Journal of American Studies of Turkey

13 (2001): 89-90

 

 

 

 

Film Review

 

Neil LaBute: Nurse Betty (2000)

 

Michael Oppermann

 

 

From time to time Hollywood seems to produce films that deliberately defy the limitations of conventional narrative cinema. Critics tend to label them as “offbeat” or even “postmodern” because of their subversive play with traditional genres, narrative patterns and our concept of identity. The works of the Coen Brothers immediately come to mind as examples of films totally “off the beaten track.” Neil LaBute`s Nurse Betty, however, ranks along their finest works. It is a highly interesting and unusual contribution to contemporary cinema in spite of a plot that, initially, sounds more than familiar.

Betty has spent all her life in Fair Oaks, Kansas. She is a waitress married to a rather callous car dealer who betrays her all the time. In short, her marriage is characterized by a striking absence of care and emotion. However, change is on the way because her husband (trying to be clever) has apparently tried to double-cross a cartel of drug dealers. Two killers (Forest Whitaker and Chris Rock as his young apprentice) maltreat him in such a gruesome way that Betty escapes from Fair Oaks, speeding away in her husband`s car. Leaving the “flatlands” of Kansas for the first time, she is now on the way to the Grand Canyon, the dream of her life. What she doesn`t know, however, is that she has several kilos of cocaine in her trunk that her husband tried to hide. For this reason, she is being chased by an incredible number of people, the sheriff of Fair Oaks and a reporter being among them. Unfortunately, though, the two killers are also on her trail.

What sounds like the overture to a solid road movie full of action quickly turns into a pretext to a film that successfully crosses all genres. While Betty approaches the Grand Canyon, a voice within tells her that her name should be Dorothy (the girl from Kansas who was blown by a hurricane into the fairy tale country of The Wizard of Oz, and who sang “Somewhere over the Rainbow”). The process of transformation continues when she gradually becomes convinced to be the ex-fiancee of a highly handsome chiropractic from a soap opera (her dream lover apparently because she had already tried to follow his series regularly when working as a waitress). He is her “Reason to Love”, to quote the title of the series. “Love is waiting somewhere out there,” his voice whispers and Betty believes him. She is set on finding the love of her life who is supposed to live in Los Angeles. So from now on Betty becomes part of an imaginary world, part of a soap opera. The series becomes her “Reason to live”. Betty, who is characterized both by her frank and stunning naivety and by a strange kind of duckwalk, is a fearless dreamer, a “Traumgängerin” (dream walker) who has decided to reside in a reality of her own. It is the sheer goodness and uprightness of her heart that make her totally immune against irony and all signs and insinuations that her world is not real. For her it has become reality, and the film`s skillful direction manages to establish Betty`s specific way of “being”, in the existential sense of the German “Sein”, as a totally natural disposition in life. In the end, even the two killers prove to be “samurais” in spirit; they spare Betty`s life, unable to kill this charming and totally innocent human being.

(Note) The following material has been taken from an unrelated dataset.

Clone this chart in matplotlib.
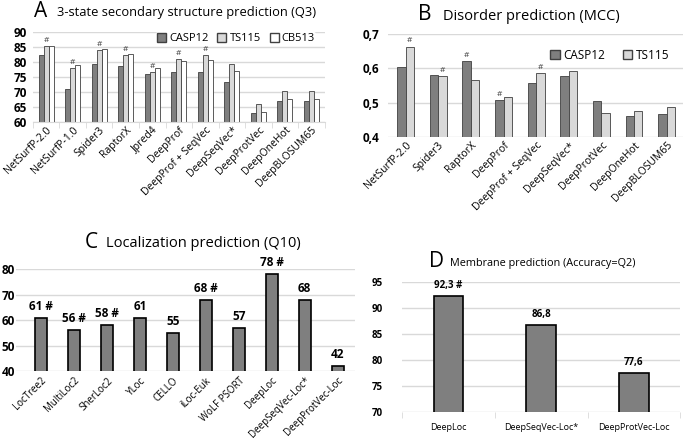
import numpy as np
import matplotlib.pyplot as plt
from matplotlib.patches import Patch

plt.rcParams['font.family'] = ['Open Sans', 'DejaVu Sans']

# A: 3-state secondary structure (Q3)
a_methods = ["NetSurfP-2.0", "NetSurfP-1.0", "Spider3", "RaptorX", "Jpred4", "DeepProf",
             "DeepProf + SeqVec", "DeepSeqVec*", "DeepProtVec", "DeepOneHot", "DeepBLOSUM65"]
a_casp12 = [82.5, 71.0, 79.2, 78.7, 76.0, 76.5, 76.5, 73.2, 63.0, 67.1, 67.1]
a_ts115 = [85.3, 78.0, 84.0, 82.3, 76.8, 81.0, 82.5, 79.2, 66.0, 70.2, 70.4]
a_cb513 = [85.3, 79.0, 84.4, 82.7, 78.0, 80.3, 80.8, 77.0, 63.4, 67.5, 67.5]
a_hash_ts115 = [True, True, True, True, True, True, True, False, False, False, False]

# B: disorder (MCC)
b_methods = ["NetSurfP-2.0", "Spider3", "RaptorX", "DeepProf", "DeepProf + SeqVec",
             "DeepSeqVec*", "DeepProtVec", "DeepOneHot", "DeepBLOSUM65"]
b_casp12 = [0.603, 0.581, 0.620, 0.508, 0.557, 0.576, 0.506, 0.461, 0.466]
b_ts115 = [0.663, 0.576, 0.566, 0.517, 0.586, 0.591, 0.470, 0.476, 0.488]
b_hash_casp12 = [False, False, True, True, False, False, False, False, False]
b_hash_ts115 = [True, True, False, False, True, False, False, False, False]

# C: localization (Q10)
c_methods = ["LocTree2", "MultiLoc2", "SherLoc2", "YLoc", "CELLO", "iLoc-Euk",
             "WoLF PSORT", "DeepLoc", "DeepSeqVec-Loc*", "DeepProtVec-Loc"]
c_values = [61, 56, 58, 61, 55, 68, 57, 78, 68, 42]
c_hash = [True, True, True, False, False, True, False, True, False, False]

# D: membrane (Q2)
d_methods = ["DeepLoc", "DeepSeqVec-Loc*", "DeepProtVec-Loc"]
d_values = [92.3, 86.8, 77.6]
d_hash = [True, False, False]

dark = "#7f7f7f"
light = "#d9d9d9"
grid_c = "#d9d9d9"

fig = plt.figure(figsize=(6.85, 4.45), dpi=100)


def style(ax, size=8.5, pad=6):
    for s in ax.spines.values():
        s.set_visible(False)
    ax.set_axisbelow(True)
    ax.yaxis.grid(True, color=grid_c, linewidth=1)
    ax.tick_params(axis="y", length=0, labelsize=size, pad=pad)
    for lab in ax.get_yticklabels():
        lab.set_fontweight("bold")


def comma(v, decimals):
    return f"{v:.{decimals}f}".replace(".", ",")


# ---- A ----
axA = fig.add_axes([0.048, 0.726, 0.426, 0.202])
x = np.arange(len(a_methods))
w = 0.19
axA.bar(x - w, a_casp12, w, color=dark, edgecolor="#404040", linewidth=0.6)
axA.bar(x, a_ts115, w, color=light, edgecolor="#404040", linewidth=0.6)
axA.bar(x + w, a_cb513, w, color="white", edgecolor="#404040", linewidth=0.6)
for i, h in enumerate(a_hash_ts115):
    if h:
        axA.text(x[i], a_ts115[i] + 0.6, "#", ha="center", va="bottom", fontsize=6, color="#404040")
axA.set_ylim(60, 90)
axA.set_xlim(-0.5, len(a_methods) - 0.5)
axA.set_yticks([60, 65, 70, 75, 80, 85, 90])
axA.set_xticks(x)
axA.set_xticklabels(a_methods, rotation=45, ha="right", rotation_mode="anchor", fontsize=7.5)
axA.tick_params(axis="x", length=0, pad=2)
axA.set_xticks(np.arange(-0.5, len(a_methods)), minor=True)
axA.tick_params(axis="x", which="minor", length=4, color=grid_c)
style(axA, pad=4)
axA.spines["bottom"].set_visible(True)
axA.spines["bottom"].set_color(grid_c)
axA.legend(handles=[Patch(facecolor=dark, edgecolor="#404040", label="CASP12"),
                    Patch(facecolor=light, edgecolor="#404040", label="TS115"),
                    Patch(facecolor="white", edgecolor="#404040", label="CB513")],
           loc="upper right", ncol=3, frameon=True, facecolor="white", edgecolor="none",
           fontsize=8, handlelength=0.8, handleheight=0.8, handletextpad=0.3,
           columnspacing=0.8, borderpad=0.1, bbox_to_anchor=(0.99, 1.06), framealpha=1)
fig.text(0.050, 0.975, "A", fontsize=15, va="center", ha="left")
fig.text(0.083, 0.972, "3-state secondary structure prediction (Q3)", fontsize=9.3, va="center", ha="left")

# ---- B ----
axB = fig.add_axes([0.566, 0.692, 0.431, 0.232])
x = np.arange(len(b_methods))
w = 0.26
axB.bar(x - w / 2, b_casp12, w, color=dark, edgecolor="#404040", linewidth=0.6)
axB.bar(x + w / 2, b_ts115, w, color=light, edgecolor="#404040", linewidth=0.6)
for i in range(len(b_methods)):
    if b_hash_casp12[i]:
        axB.text(x[i] - w / 2, b_casp12[i] + 0.006, "#", ha="center", va="bottom", fontsize=6, color="#404040")
    if b_hash_ts115[i]:
        axB.text(x[i] + w / 2, b_ts115[i] + 0.006, "#", ha="center", va="bottom", fontsize=6, color="#404040")
axB.set_ylim(0.4, 0.7)
axB.set_xlim(-0.55, len(b_methods) - 0.5)
axB.set_yticks([0.4, 0.5, 0.6, 0.7])
axB.set_yticklabels([comma(v, 1) for v in [0.4, 0.5, 0.6, 0.7]])
axB.set_xticks(x)
axB.set_xticklabels(b_methods, rotation=45, ha="right", rotation_mode="anchor", fontsize=7.5)
axB.tick_params(axis="x", length=0, pad=2)
style(axB)
axB.legend(handles=[Patch(facecolor=dark, edgecolor="#404040", label="CASP12"),
                    Patch(facecolor=light, edgecolor="#404040", label="TS115")],
           loc="upper right", ncol=2, frameon=False, fontsize=8.5, handlelength=0.8,
           handleheight=0.8, handletextpad=0.3, columnspacing=1.5, bbox_to_anchor=(0.99, 0.96))
fig.text(0.610, 0.967, "B", fontsize=15, va="center", ha="left")
fig.text(0.647, 0.964, "Disorder prediction (MCC)", fontsize=10.5, va="center", ha="left")

# ---- C ----
axC = fig.add_axes([0.024, 0.166, 0.494, 0.229])
x = np.arange(len(c_methods))
axC.bar(x, c_values, 0.36, color=dark, edgecolor="black", linewidth=1.2)
for i, v in enumerate(c_values):
    lab = f"{v} #" if c_hash[i] else f"{v}"
    axC.text(x[i], v + 2.0, lab, ha="center", va="bottom", fontsize=8.5, fontweight="bold")
axC.set_ylim(40, 80)
axC.set_xlim(-0.75, 9.52)
axC.set_yticks([40, 50, 60, 70, 80])
axC.set_xticks(x)
axC.set_xticklabels(c_methods, rotation=45, ha="right", rotation_mode="anchor", fontsize=7)
axC.tick_params(axis="x", length=0, pad=3)
style(axC, pad=1)
fig.text(0.124, 0.455, "C", fontsize=15, va="center", ha="left")
fig.text(0.155, 0.452, "Localization prediction (Q10)", fontsize=10.5, va="center", ha="left")

# ---- D ----
axD = fig.add_axes([0.587, 0.074, 0.406, 0.292])
x = np.arange(len(d_methods))
axD.bar(x, d_values, 0.32, color=dark, edgecolor="black", linewidth=1.2)
for i, v in enumerate(d_values):
    lab = comma(v, 1) + (" #" if d_hash[i] else "")
    axD.text(x[i], v + 0.9, lab, ha="center", va="bottom", fontsize=7, fontweight="bold")
axD.set_ylim(70, 95)
axD.set_xlim(-0.5, 2.5)
axD.set_yticks([70, 75, 80, 85, 90, 95])
axD.set_xticks(x)
axD.set_xticklabels(d_methods, fontsize=6.5)
axD.tick_params(axis="x", length=0, pad=8)
axD.set_xticks([-0.5, 0.5, 1.5, 2.5], minor=True)
axD.tick_params(axis="x", which="minor", length=4, color=grid_c)
style(axD, size=7, pad=14)
fig.text(0.627, 0.412, "D", fontsize=15, va="center", ha="left")
fig.text(0.657, 0.407, "Membrane prediction (Accuracy=Q2)", fontsize=7.8, va="center", ha="left")

fig.savefig("out.png", dpi=100)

Nurse Betty is an intelligent and extremely sublime crosswalk on the borders of dream and reality. The film establishes its director Neil LaBute (who has hitherto been known as the author of an extremely grim play called Bash, a dark study into the banality of murder, and an equally dark shoestring film debut called In The Company of Men from 1996) as one of Hollywood`s most outstanding directors. The film is marked by a subtle kind of humor and a sophisticated play with the conventions of the soap opera genre, which, in a fairly ironical twist, are established as the prime reality. The film`s real winning card is Rene Zellweger, though, who manages to play Betty`s part with such charm and conviction that even the most critical viewer has to agree with her that chiropractics are among the most handsome of men.